TASK TO CARRY OUT: Extract, in full, the lines below, beginning at the first and ending with the line that contains "import pandas as pd". Pictures do not belong in the copy.

Begin DATA FOR THIS EXERCISE

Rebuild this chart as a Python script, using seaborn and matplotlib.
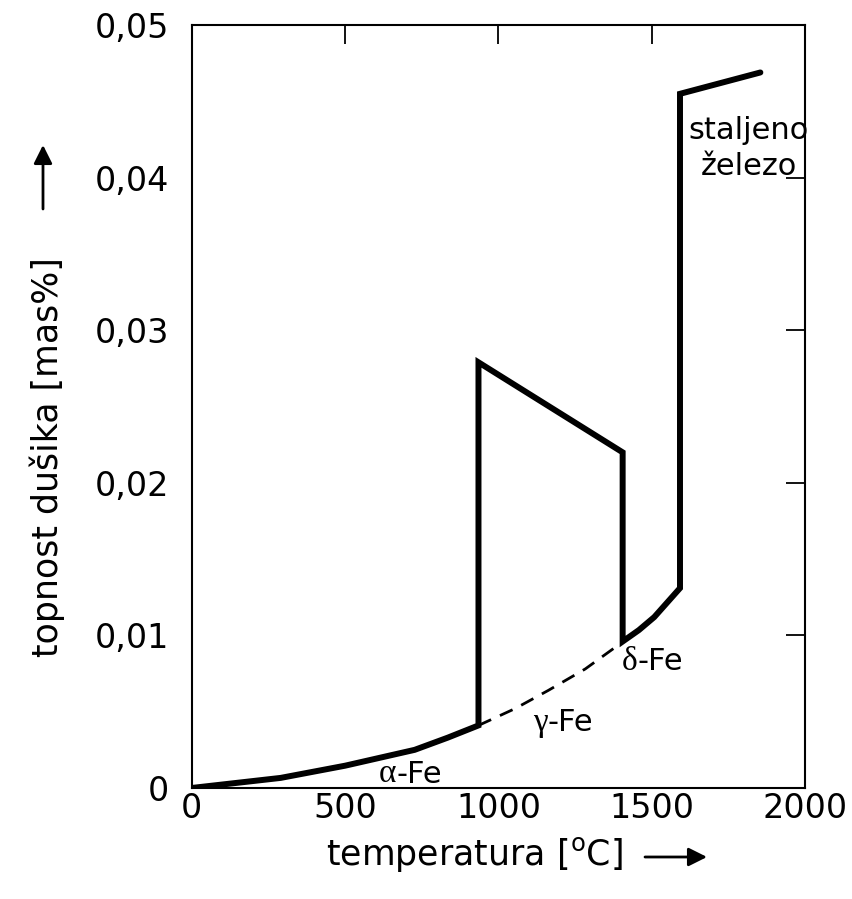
import matplotlib
matplotlib.use("Agg")
import matplotlib.pyplot as plt
import seaborn as sns
import pandas as pd

# solid curve (alpha -> gamma -> delta -> liquid), temperature in degC, solubility in mas%
solid_T = [0, 290, 500, 727, 835, 935, 935, 1405, 1405, 1458, 1508, 1592, 1592, 1854]
solid_C = [0, 0.00066, 0.00146, 0.0025, 0.0033, 0.0041, 0.0279, 0.0220, 0.0096,
           0.01035, 0.0112, 0.0131, 0.0455, 0.0469]
# dashed extrapolation of alpha-Fe through gamma range
dash_T = [935, 1054, 1163, 1283, 1400]
dash_C = [0.0041, 0.0052, 0.0064, 0.0078, 0.0095]

x_ticks = [0, 500, 1000, 1500, 2000]
x_labels = ["0", "500", "1000", "1500", "2000"]
y_ticks = [0, 0.01, 0.02, 0.03, 0.04, 0.05]
y_labels = ["0", "0,01", "0,02", "0,03", "0,04", "0,05"]

sns.set_style("white")
plt.rcParams["font.family"] = ["DejaVu Sans"]
plt.rcParams["text.color"] = "black"
plt.rcParams["axes.labelcolor"] = "black"

W, H = 852, 899
fig = plt.figure(figsize=(W / 100, H / 100), dpi=100)
ax = fig.add_axes([0.225, 0.1235, 0.72, 0.8485])

df_solid = pd.DataFrame({"T": solid_T, "C": solid_C})
df_dash = pd.DataFrame({"T": dash_T, "C": dash_C})

sns.lineplot(data=df_solid, x="T", y="C", sort=False, estimator=None, ax=ax,
             color="black", linewidth=4.3, solid_joinstyle="miter")
sns.lineplot(data=df_dash, x="T", y="C", sort=False, estimator=None, ax=ax,
             color="black", linewidth=2.0, dashes=False, linestyle=(0, (5, 3.5)))

ax.set_xlim(0, 2000)
ax.set_ylim(0, 0.05)
ax.set_xticks(x_ticks)
ax.set_xticklabels(x_labels)
ax.set_yticks(y_ticks)
ax.set_yticklabels(y_labels)
ax.tick_params(direction="in", length=14, width=1.3, top=True, right=True,
               labelsize=24, colors="black")
ax.tick_params(axis="x", pad=3)
ax.tick_params(axis="y", pad=16)
for s in ax.spines.values():
    s.set_linewidth(1.5)
    s.set_color("black")
ax.set_xlabel("")
ax.set_ylabel("")

# axis titles with arrows
fig.text(474 / W, 1 - 855 / H, "temperatura [$\\mathregular{^o}$C]", fontsize=25,
         ha="center", va="center")
fig.text(47 / W, 1 - 457 / H, "topnost du\u0161ika [mas%]", fontsize=25,
         rotation=90, ha="center", va="center")
arrow = dict(arrowstyle="-|>", lw=2, color="black", mutation_scale=28, shrinkA=0, shrinkB=0)
fig.add_artist(matplotlib.patches.FancyArrowPatch((645 / W, 1 - 857 / H), (707 / W, 1 - 857 / H),
                                                   transform=fig.transFigure, **arrow))
fig.add_artist(matplotlib.patches.FancyArrowPatch((43 / W, 1 - 209 / H), (43 / W, 1 - 145 / H),
                                                   transform=fig.transFigure, **arrow))

fs = 22
def phase(x, y, g):
    ax.text(x, y, g, family="Liberation Serif", fontsize=fs + 2, ha="right", va="center")
    ax.text(x, y, "-Fe", fontsize=fs, ha="left", va="center")

phase(668, 0.0009, "\u03b1")
phase(1160, 0.0043, "\u03b3")
phase(1452, 0.0083, "\u03b4")
ax.text(1816, 0.0419, "staljeno\n\u017eelezo", fontsize=fs, ha="center", va="center",
        linespacing=1.3)

fig.savefig("out.png", dpi=100)
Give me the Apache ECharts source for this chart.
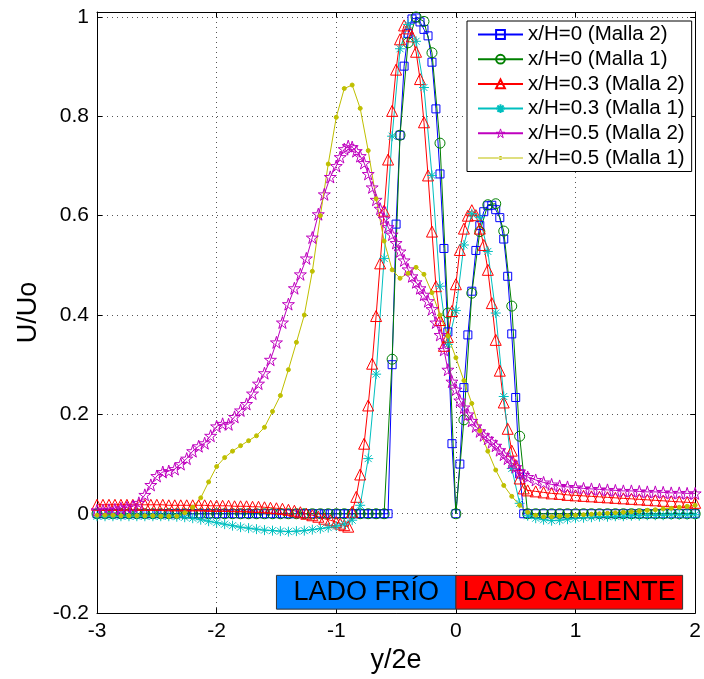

End DATA FOR THIS EXERCISE

CORRECT ANSWER:
Rebuild this chart as a Python script, using seaborn and matplotlib.
import matplotlib
matplotlib.use("Agg")
import matplotlib.pyplot as plt
import seaborn as sns
import pandas as pd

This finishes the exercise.